## WHAT IS ASKED
Pick out each line containing the string "draw" and copy it.

________________________________________

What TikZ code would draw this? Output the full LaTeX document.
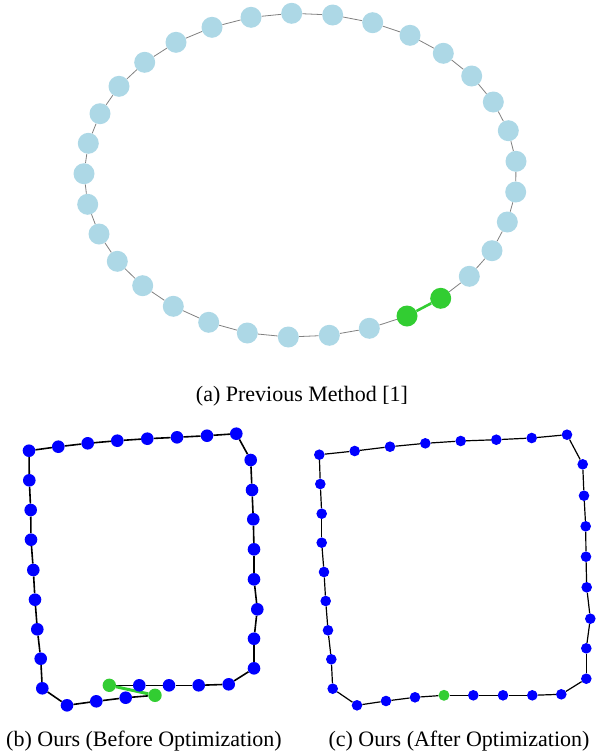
\documentclass[tikz,border=0pt]{standalone}
\usepackage{fontspec}
\setmainfont{Liberation Serif}
\usetikzlibrary{backgrounds}
\definecolor{lblue}{HTML}{ADD8E6}
\definecolor{lgreen}{HTML}{32CD32}
\definecolor{pblue}{HTML}{0000FF}
\definecolor{egray}{HTML}{808080}
\begin{document}
\begin{tikzpicture}[x=1pt,y=-1pt,
  an/.style={circle,fill=lblue,inner sep=0pt,minimum size=21pt},
  ag/.style={circle,fill=lgreen,inner sep=0pt,minimum size=21pt},
  bn/.style={circle,fill=pblue,inner sep=0pt,minimum size=12.6pt},
  bg/.style={circle,fill=lgreen,inner sep=0pt,minimum size=13.4pt},
  cn/.style={circle,fill=pblue,inner sep=0pt,minimum size=10.6pt},
  cg/.style={circle,fill=lgreen,inner sep=0pt,minimum size=11pt},
  aedge/.style={draw=egray,line width=0.8pt},
  agedge/.style={draw=lgreen,line width=2.6pt},
  bedge/.style={draw=black,line width=1.6pt},
  bgedge/.style={draw=lgreen,line width=3pt},
  cedge/.style={draw=black,line width=1.2pt},
  captext/.style={anchor=base,font=\fontsize{22}{26}\selectfont,inner sep=0pt}]
\useasboundingbox (0,0) rectangle (604,753);
% panel (a)
\foreach \x/\y/\s [count=\i] in {291.7/13.3/an,332.7/15/an,372.7/22.7/an,410/35.3/an,443.3/53.3/an,471.7/76/an,493.3/102/an,508.3/130.7/an,516/161.3/an,515.7/192/an,507.3/222/an,492/250.7/an,469.3/276.3/an,440.7/298.3/ag,407/316/ag,369.3/328.3/an,329.3/335.3/an,288.3/337/an,247.3/333/an,208.7/322.3/an,173.3/306.3/an,142.7/285.7/an,117.3/261.3/an,99/234/an,87.7/204.3/an,84/173.7/an,88.3/143.3/an,100/113.7/an,119/86.3/an,144.7/62.3/an,176/42.3/an,212/27.3/an,251/17.3/an}
  {\node[\s] (a\i) at (\x,\y) {};}
% panel (b)
\foreach \x/\y/\s [count=\i] in {29/450.7/bn,58.3/446.7/bn,87.7/443.3/bn,117.3/440.7/bn,147.3/438.7/bn,177/437.3/bn,207/435.7/bn,236.3/433.7/bn,250.7/460/bn,252/490/bn,253.3/519.3/bn,254/549.3/bn,254/579.3/bn,257.3/609.3/bn,254/638.7/bn,254/668.3/bn,228.7/684.3/bn,198.7/685.3/bn,169/685.3/bn,139.3/685.3/bn,109.3/685.3/bg,155/695.3/bg,125.7/697.7/bn,96.3/701.3/bn,67/705.3/bn,42.3/688.3/bn,40.7/658.7/bn,37.3/629.3/bn,35/599.7/bn,33.3/570/bn,31/539.7/bn,30.7/510/bn,29.3/480.3/bn}
  {\node[\s] (b\i) at (\x,\y) {};}
% panel (c)
\foreach \x/\y/\s [count=\i] in {319.3/454.7/cn,354.7/451/cn,390/446.7/cn,425.3/443.3/cn,460.7/441/cn,496.3/439.7/cn,531.7/438/cn,567/434.7/cn,582.7/464.3/cn,584/495.7/cn,585.7/526.3/cn,586/556.7/cn,586.7/587.3/cn,590.3/618.7/cn,586.3/648.3/cn,586.3/678.7/cn,561.3/694.3/cn,532.3/695.3/cn,503/695.3/cn,473.3/695.3/cn,444/695.3/cg,415/697.3/cn,386/701/cn,357/705.3/cn,332.7/688.7/cn,331.3/659.3/cn,328/630.3/cn,325.7/601/cn,324/572/cn,321.7/542.7/cn,321.7/513.7/cn,320.3/484/cn}
  {\node[\s] (c\i) at (\x,\y) {};}
\begin{scope}[on background layer]
  \foreach \i [remember=\i as \j (initially 33)] in {1,...,33}
    {\ifnum\i=15\else\path[aedge] (a\j) -- (a\i);\fi}
  \path[agedge] (a14) -- (a15);
  \foreach \i [remember=\i as \j (initially 33)] in {1,...,33}
    {\ifnum\i=22\else\path[bedge] (b\j) -- (b\i);\fi}
  \path[bgedge] (b21) -- (b22);
  \foreach \i [remember=\i as \j (initially 32)] in {1,...,32}
    {\path[cedge] (c\j) -- (c\i);}
\end{scope}
% captions
\node[captext] (capa) at (302,401) {(a) Previous Method [1]};
\node[captext] (capb) at (144,746) {(b) Ours (Before Optimization)};
\node[captext] (capc) at (459,746) {(c) Ours (After Optimization)};
\end{tikzpicture}
\end{document}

________________________________________

## CORRECT ANSWER
What TikZ code would draw this? Output the full LaTeX document.
  aedge/.style={draw=egray,line width=0.8pt},
  agedge/.style={draw=lgreen,line width=2.6pt},
  bedge/.style={draw=black,line width=1.6pt},
  bgedge/.style={draw=lgreen,line width=3pt},
  cedge/.style={draw=black,line width=1.2pt},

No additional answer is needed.